En contra de lo que piensan algunos mortales, me atrevo a opinar que el tiempo por sí solo, desgraciadamente, no resuelve los problemas, no cura las enfermedades, no proporciona conocimientos, no desarrolla las facultades, no confiere sabiduría, no otorga dignidad  ni siquiera madura a las personas. Un objeto que no está adornado de otros valores que el tiempo de existencia o un ser humano que sólo posee mucha edad son, simplemente, viejos.

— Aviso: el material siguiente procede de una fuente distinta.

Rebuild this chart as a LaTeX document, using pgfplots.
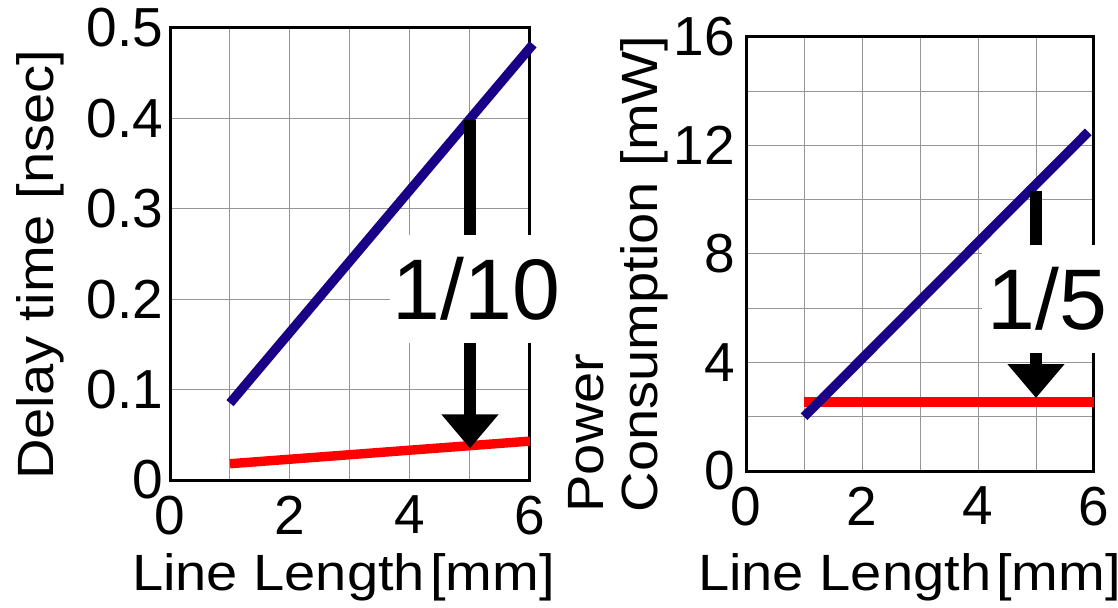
\documentclass[border=0pt]{standalone}
\usepackage{pgfplots}
\pgfplotsset{compat=1.18}
\usepackage{fontspec}
\setmainfont{Liberation Sans}
\newfontfamily\labelfont[FakeStretch=1.1]{Liberation Sans}
\usetikzlibrary{arrows.meta}
\definecolor{navyline}{RGB}{25,0,135}
\definecolor{gridgray}{RGB}{150,150,150}
\pgfplotsset{
  myaxis/.style={
    scale only axis, anchor=south west,
    xmin=0, xmax=6, xtick={0,2,4,6}, minor xtick={1,3,5},
    grid=both,
    major grid style={gridgray, line width=0.5bp},
    minor grid style={gridgray, line width=0.5bp},
    axis line style={black, line width=1.5bp},
    major tick length=0pt, minor tick length=0pt,
    tick label style={font=\fontsize{27.5bp}{30bp}\selectfont},
    /pgf/number format/assume math mode=true,
    xticklabel style={yshift=-4.5bp},
    label style={font=\labelfont\fontsize{25.5bp}{27bp}\selectfont},
    clip=false,
  }
}
\begin{document}
\begin{tikzpicture}
\path[use as bounding box] (0,0) rectangle (559bp,304bp);
\begin{axis}[myaxis, at={(85bp,64bp)}, width=180bp, height=226bp,
  ymin=0, ymax=0.5, ytick={0,0.1,0.2,0.3,0.4,0.5},
  yticklabel style={/pgf/number format/fixed, /pgf/number format/precision=1},
  xlabel={Line Length\hspace{0.1em}[mm]},
  xlabel style={at={(axis description cs:0.482,-0.2434)}, anchor=base},
  ylabel={Delay time [nsec]},
  ylabel style={at={(axis description cs:-0.3611,0.476)}, anchor=center},
]
\addplot[navyline, line width=4.7bp] coordinates {(1,0.085) (6.05,0.482)};
\addplot[red, line width=4.7bp] coordinates {(1,0.018) (6,0.043)};
\coordinate (LA) at (axis cs:5,0.398);
\coordinate (LB) at (axis cs:5,0.035);
\coordinate (LT) at (axis cs:5.11,0.2113);
\end{axis}
\begin{axis}[myaxis, at={(373bp,68.5bp)}, width=174bp, height=217bp,
  ymin=0, ymax=16, ytick={0,4,8,12,16}, minor ytick={2,6,10,14},
  yticklabel style={xshift=-2bp},
  xlabel={Line Length\hspace{0.1em}[mm]},
  xlabel style={at={(axis description cs:0.47,-0.2742)}, anchor=base},
  ylabel={Power\\Consumption [mW]},
  ylabel style={at={(axis description cs:-0.3678,0.454)}, anchor=center, align=left},
]
\addplot[red, line width=4.7bp] coordinates {(1,2.55) (6,2.55)};
\addplot[navyline, line width=4.7bp] coordinates {(1,2.0) (5.9,12.5)};
\coordinate (RA) at (axis cs:5,10.33);
\coordinate (RB) at (axis cs:5,2.69);
\coordinate (RT) at (axis cs:5.2,6.34);
\end{axis}
\draw[line width=6bp, -{Triangle[width=27.5bp,length=17bp]}] (LA) -- (LB);
\draw[line width=6bp, -{Triangle[width=27.5bp,length=17bp]}] (RA) -- (RB);
\node[fill=white, inner xsep=1.5bp, inner ysep=11.75bp, text height=30.8bp, text depth=0pt,
  font=\fontsize{43bp}{50bp}\selectfont] at (LT) {1/10};
\node[fill=white, inner xsep=3bp, inner ysep=11.5bp, text height=30.8bp, text depth=0pt,
  font=\fontsize{43bp}{50bp}\selectfont] at (RT) {1/5};
\end{tikzpicture}
\end{document}
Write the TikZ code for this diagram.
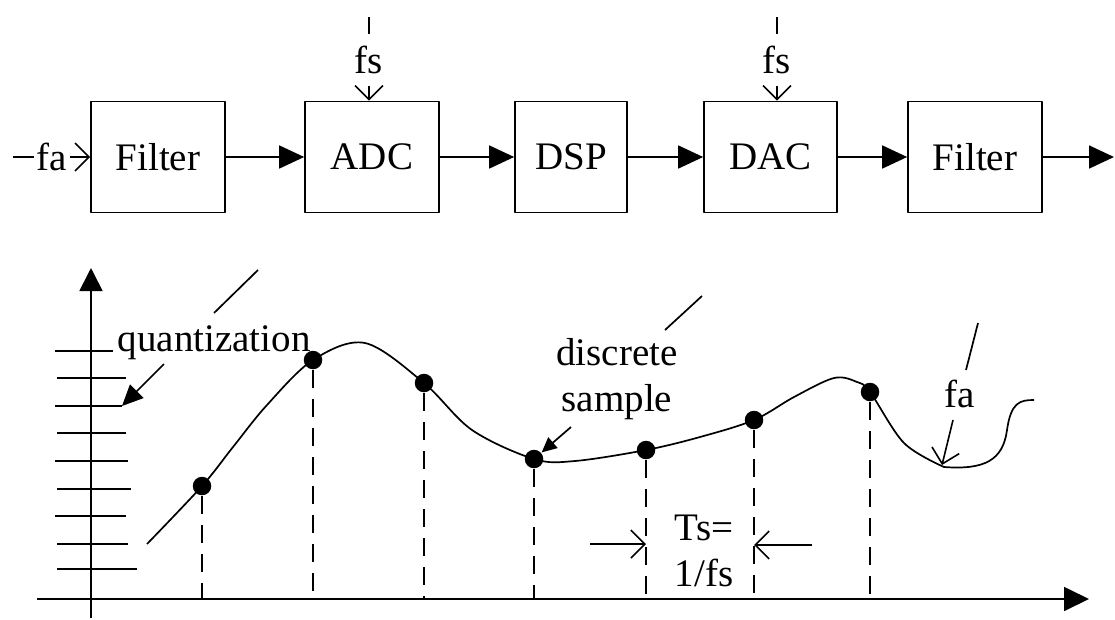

Pero también es cierto que la ciencia y la historia nos han habituado a medir la importancia de los objetos y a calibrar el valor de los acontecimientos por su dimensión temporal: el cosmos se describe por la distancia que separa a las estrellas de nosotros, el átomo por sus inaprehensibles oscilaciones, los acontecimientos sociales por su antigüedad y la vida humana por su edad. La existencia y la vida están configuradas, efectivamente, por el tiempo, pero no son sólo ni principalmente tiempo

El tiempo, la antigüedad y la edad, sin embargo, son simples continentes: frágiles vasijas de diferentes dimensiones y de distintas formas que han de ser colmadas con experiencias vitales; cofres decorados destinados a albergar tesoros; cauces abiertos por los que han de discurrir las corrientes de energías; hilos conductores de la savia vital; pero todos ellos pueden encerrar también inútil basura o inservibles desperdicios e, incluso, pueden estar simplemente vacíos.

 

Para que el tiempo sea vida, ha de poseer sentido y hemos de reconocer que lo único que de verdad proporciona sentido humano es el amor; la mera suma de años o la simple acumulación de bienes no aumenta la estatura humana, de igual manera que la simple ingestión de alimentos no asimilados no hace crecer ni fortalece el cuerpo. Sólo la comunicación y la entrega a alguien ensancha, ahonda y eleva la vida humana. Cualquier vino no se hace más rico con el tiempo.